Janus’ attorney implied that it would be unacceptable to diminish hardworking Americans’ First Amendment protections just to subsidize union budgets.

MESSENGER: Well, to the degree to which the union resources are diminished by individuals exercising their First Amendment right not to subsidize that union, I submit that’s a perfectly acceptable result.

Below, Justice Kagan seemed to imply that even though a few million employees work under these forced-dues regimes that directly benefit union bosses, it is okay to keep things as they have been for the past few decades.

JUSTICE (Elena) KAGAN:  Our usual stare decisis doctrine [maybe a link here to define SD] makes it quite clear that reliance is an important consideration on the scales.

However, the fact that so many violations of the First Amendment are occurring is even more reason not to continue allowing the injustice.

MESSENGER: Reliance on an illegal practice, no. For example, in Arizona v. Gant, which involved searches of cars under the Fourth Amendment, the Court said the fact this was occurring in many places across the board is a reason for reversing it, and many individuals’ Fourth Amendment rights were being violated.

And so, in that instance, the prevalence of compulsory unionism in the states is a reason for reversing it.

The Janus Oral argument ended with perhaps the most obvious of all the non-constitutional arguments being proffered by AFSCME’s Attorney when he essentially said that if union bosses don’t get their cut of employees’ wages, then there will be chaos and violence orchestrated by government union officials.

FREDERICK (David C. Frederick for AFSCME Council 31): And what that means is that the key thing that has been bargained for in this contract for agency fees is a — a limitation on striking.

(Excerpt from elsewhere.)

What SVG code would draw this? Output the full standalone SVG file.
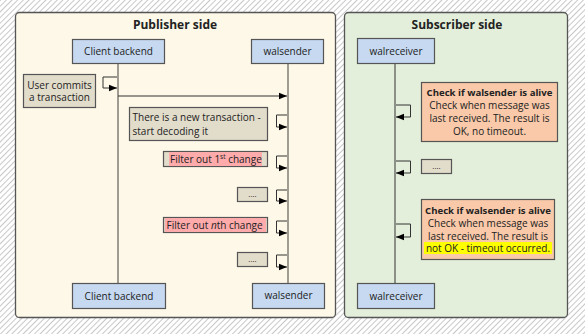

And that is true in many collective bargaining agreements.

The fees are the tradeoff. Union security is the tradeoff for no strikes. And so if you were to overrule Abood, you can raise an untold specter of labor unrest throughout the country. [Emphasis added]

Messenger equated those threats with mafia-type protection threats that one might see on Sopranos re-runs or in an indictment filed against the Colombo crime family.

MESSENGER: The proposition that agency fees are the costs employees have to pay to prevent unions from striking, I submit is not only extremely attenuated but also would make agency fees effectively a form of protection money, the idea that the government needs to force its employees to subsidize unions or otherwise the unions will disrupt the government, and I submit that’s not an interest that this Court can accept as a compelling one for infringing on individuals’ First Amendment rights.

Forced unionism is an infringement on individuals’ First Amendment Rights.  With government employees, the infringement is clear.  Even now, the fear of a Janus victory has state and local politicians, who depend on these forced fees fueled political machines, looking for new and imaginative ways to force taxpayers to pay union bosses directly to keep the political gravy train running.

As the possibility of the 40-year-old wrongfully decided Abood case being overturned nears, union bosses are flexing their muscles and demanding politicians come up with schemes that will keep the money rolling into the nation’s largest political machines:  Big Labor.  Watch out, the newest class of forced-dues payers may become the taxpayers.